Job: Output every line below exactly.

Available data:
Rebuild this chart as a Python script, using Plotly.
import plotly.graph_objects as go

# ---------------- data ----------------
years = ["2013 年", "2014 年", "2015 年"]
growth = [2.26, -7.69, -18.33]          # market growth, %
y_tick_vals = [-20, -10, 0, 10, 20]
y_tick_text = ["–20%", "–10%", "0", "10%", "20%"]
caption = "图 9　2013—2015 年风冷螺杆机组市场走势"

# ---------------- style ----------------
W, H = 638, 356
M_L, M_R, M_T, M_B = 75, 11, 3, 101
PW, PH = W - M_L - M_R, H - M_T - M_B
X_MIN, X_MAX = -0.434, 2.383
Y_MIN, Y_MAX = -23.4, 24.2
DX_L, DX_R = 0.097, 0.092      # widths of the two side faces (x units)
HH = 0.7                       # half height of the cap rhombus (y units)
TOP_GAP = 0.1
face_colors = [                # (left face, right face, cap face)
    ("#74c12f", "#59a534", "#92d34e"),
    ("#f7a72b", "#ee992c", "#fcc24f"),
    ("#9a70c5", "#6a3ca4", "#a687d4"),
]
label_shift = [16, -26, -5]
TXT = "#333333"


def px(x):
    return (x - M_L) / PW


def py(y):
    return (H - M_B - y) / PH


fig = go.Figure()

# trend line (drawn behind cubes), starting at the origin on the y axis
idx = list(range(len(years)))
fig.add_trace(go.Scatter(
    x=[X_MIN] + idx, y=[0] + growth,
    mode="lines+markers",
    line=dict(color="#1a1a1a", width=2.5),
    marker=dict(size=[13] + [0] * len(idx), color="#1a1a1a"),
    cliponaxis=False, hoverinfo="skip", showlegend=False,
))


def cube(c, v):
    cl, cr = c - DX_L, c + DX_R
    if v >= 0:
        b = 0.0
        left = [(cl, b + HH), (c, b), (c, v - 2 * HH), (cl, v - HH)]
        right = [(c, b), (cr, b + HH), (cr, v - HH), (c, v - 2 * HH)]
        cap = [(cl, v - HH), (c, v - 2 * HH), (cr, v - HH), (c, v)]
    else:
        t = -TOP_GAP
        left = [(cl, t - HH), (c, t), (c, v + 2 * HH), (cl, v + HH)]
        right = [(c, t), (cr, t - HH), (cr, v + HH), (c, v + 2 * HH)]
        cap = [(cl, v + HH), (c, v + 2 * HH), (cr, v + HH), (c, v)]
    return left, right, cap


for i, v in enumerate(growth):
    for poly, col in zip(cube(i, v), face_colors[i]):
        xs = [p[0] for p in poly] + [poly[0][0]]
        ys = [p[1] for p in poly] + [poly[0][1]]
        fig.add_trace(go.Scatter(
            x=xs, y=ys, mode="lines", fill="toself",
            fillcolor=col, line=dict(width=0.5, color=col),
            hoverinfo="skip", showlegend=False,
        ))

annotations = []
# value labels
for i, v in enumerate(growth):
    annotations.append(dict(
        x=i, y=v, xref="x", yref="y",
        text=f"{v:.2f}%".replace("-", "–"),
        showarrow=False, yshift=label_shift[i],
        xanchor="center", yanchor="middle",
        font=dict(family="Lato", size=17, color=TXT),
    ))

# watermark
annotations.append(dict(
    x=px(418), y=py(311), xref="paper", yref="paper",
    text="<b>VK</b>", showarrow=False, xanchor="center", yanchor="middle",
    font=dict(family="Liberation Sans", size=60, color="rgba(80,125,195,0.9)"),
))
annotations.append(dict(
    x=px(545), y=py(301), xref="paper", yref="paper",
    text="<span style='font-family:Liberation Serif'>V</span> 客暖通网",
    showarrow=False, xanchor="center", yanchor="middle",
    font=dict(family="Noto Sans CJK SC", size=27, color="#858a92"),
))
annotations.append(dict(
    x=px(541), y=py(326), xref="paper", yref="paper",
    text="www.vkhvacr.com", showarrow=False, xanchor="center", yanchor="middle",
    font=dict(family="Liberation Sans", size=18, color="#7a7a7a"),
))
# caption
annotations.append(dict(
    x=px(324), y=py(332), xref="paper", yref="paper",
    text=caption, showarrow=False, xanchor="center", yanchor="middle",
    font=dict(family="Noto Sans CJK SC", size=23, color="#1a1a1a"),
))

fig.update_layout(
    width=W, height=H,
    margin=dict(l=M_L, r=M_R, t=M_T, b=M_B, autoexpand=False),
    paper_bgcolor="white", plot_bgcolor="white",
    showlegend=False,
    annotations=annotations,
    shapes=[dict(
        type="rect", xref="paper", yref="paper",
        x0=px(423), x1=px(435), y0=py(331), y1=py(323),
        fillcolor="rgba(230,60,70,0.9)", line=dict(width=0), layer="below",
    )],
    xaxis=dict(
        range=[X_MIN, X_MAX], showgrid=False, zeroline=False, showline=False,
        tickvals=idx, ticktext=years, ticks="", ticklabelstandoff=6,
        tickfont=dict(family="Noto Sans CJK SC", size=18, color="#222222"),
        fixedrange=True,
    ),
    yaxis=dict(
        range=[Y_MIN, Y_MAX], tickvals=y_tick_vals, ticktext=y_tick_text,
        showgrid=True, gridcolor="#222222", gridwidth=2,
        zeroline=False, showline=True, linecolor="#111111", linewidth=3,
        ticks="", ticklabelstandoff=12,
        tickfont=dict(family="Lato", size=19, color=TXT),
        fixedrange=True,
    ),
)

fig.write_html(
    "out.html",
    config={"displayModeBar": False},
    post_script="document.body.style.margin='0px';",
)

Correct output:
Rebuild this chart as a Python script, using Plotly.
import plotly.graph_objects as go

# ---------------- data ----------------
years = ["2013 年", "2014 年", "2015 年"]
growth = [2.26, -7.69, -18.33]          # market growth, %
y_tick_vals = [-20, -10, 0, 10, 20]
y_tick_text = ["–20%", "–10%", "0", "10%", "20%"]
caption = "图 9　2013—2015 年风冷螺杆机组市场走势"

# ---------------- style ----------------
W, H = 638, 356
M_L, M_R, M_T, M_B = 75, 11, 3, 101
PW, PH = W - M_L - M_R, H - M_T - M_B
X_MIN, X_MAX = -0.434, 2.383
Y_MIN, Y_MAX = -23.4, 24.2
DX_L, DX_R = 0.097, 0.092      # widths of the two side faces (x units)
HH = 0.7                       # half height of the cap rhombus (y units)
TOP_GAP = 0.1
face_colors = [                # (left face, right face, cap face)
    ("#74c12f", "#59a534", "#92d34e"),
    ("#f7a72b", "#ee992c", "#fcc24f"),
    ("#9a70c5", "#6a3ca4", "#a687d4"),
]
label_shift = [16, -26, -5]
TXT = "#333333"


def px(x):
    return (x - M_L) / PW


def py(y):
    return (H - M_B - y) / PH


fig = go.Figure()

# trend line (drawn behind cubes), starting at the origin on the y axis
idx = list(range(len(years)))
fig.add_trace(go.Scatter(
    x=[X_MIN] + idx, y=[0] + growth,
    mode="lines+markers",
    line=dict(color="#1a1a1a", width=2.5),
    marker=dict(size=[13] + [0] * len(idx), color="#1a1a1a"),
    cliponaxis=False, hoverinfo="skip", showlegend=False,
))


def cube(c, v):
    cl, cr = c - DX_L, c + DX_R
    if v >= 0:
        b = 0.0
        left = [(cl, b + HH), (c, b), (c, v - 2 * HH), (cl, v - HH)]
        right = [(c, b), (cr, b + HH), (cr, v - HH), (c, v - 2 * HH)]
        cap = [(cl, v - HH), (c, v - 2 * HH), (cr, v - HH), (c, v)]
    else:
        t = -TOP_GAP
        left = [(cl, t - HH), (c, t), (c, v + 2 * HH), (cl, v + HH)]
        right = [(c, t), (cr, t - HH), (cr, v + HH), (c, v + 2 * HH)]
        cap = [(cl, v + HH), (c, v + 2 * HH), (cr, v + HH), (c, v)]
    return left, right, cap


for i, v in enumerate(growth):
    for poly, col in zip(cube(i, v), face_colors[i]):
        xs = [p[0] for p in poly] + [poly[0][0]]
        ys = [p[1] for p in poly] + [poly[0][1]]
        fig.add_trace(go.Scatter(
            x=xs, y=ys, mode="lines", fill="toself",
            fillcolor=col, line=dict(width=0.5, color=col),
            hoverinfo="skip", showlegend=False,
        ))

annotations = []
# value labels
for i, v in enumerate(growth):
    annotations.append(dict(
        x=i, y=v, xref="x", yref="y",
        text=f"{v:.2f}%".replace("-", "–"),
        showarrow=False, yshift=label_shift[i],
        xanchor="center", yanchor="middle",
        font=dict(family="Lato", size=17, color=TXT),
    ))

# watermark
annotations.append(dict(
    x=px(418), y=py(311), xref="paper", yref="paper",
    text="<b>VK</b>", showarrow=False, xanchor="center", yanchor="middle",
    font=dict(family="Liberation Sans", size=60, color="rgba(80,125,195,0.9)"),
))
annotations.append(dict(
    x=px(545), y=py(301), xref="paper", yref="paper",
    text="<span style='font-family:Liberation Serif'>V</span> 客暖通网",
    showarrow=False, xanchor="center", yanchor="middle",
    font=dict(family="Noto Sans CJK SC", size=27, color="#858a92"),
))
annotations.append(dict(
    x=px(541), y=py(326), xref="paper", yref="paper",
    text="www.vkhvacr.com", showarrow=False, xanchor="center", yanchor="middle",
    font=dict(family="Liberation Sans", size=18, color="#7a7a7a"),
))
# caption
annotations.append(dict(
    x=px(324), y=py(332), xref="paper", yref="paper",
    text=caption, showarrow=False, xanchor="center", yanchor="middle",
    font=dict(family="Noto Sans CJK SC", size=23, color="#1a1a1a"),
))

fig.update_layout(
    width=W, height=H,
    margin=dict(l=M_L, r=M_R, t=M_T, b=M_B, autoexpand=False),
    paper_bgcolor="white", plot_bgcolor="white",
    showlegend=False,
    annotations=annotations,
    shapes=[dict(
        type="rect", xref="paper", yref="paper",
        x0=px(423), x1=px(435), y0=py(331), y1=py(323),
        fillcolor="rgba(230,60,70,0.9)", line=dict(width=0), layer="below",
    )],
    xaxis=dict(
        range=[X_MIN, X_MAX], showgrid=False, zeroline=False, showline=False,
        tickvals=idx, ticktext=years, ticks="", ticklabelstandoff=6,
        tickfont=dict(family="Noto Sans CJK SC", size=18, color="#222222"),
        fixedrange=True,
    ),
    yaxis=dict(
        range=[Y_MIN, Y_MAX], tickvals=y_tick_vals, ticktext=y_tick_text,
        showgrid=True, gridcolor="#222222", gridwidth=2,
        zeroline=False, showline=True, linecolor="#111111", linewidth=3,
        ticks="", ticklabelstandoff=12,
        tickfont=dict(family="Lato", size=19, color=TXT),
        fixedrange=True,
    ),
)

fig.write_html(
    "out.html",
    config={"displayModeBar": False},
    post_script="document.body.style.margin='0px';",
)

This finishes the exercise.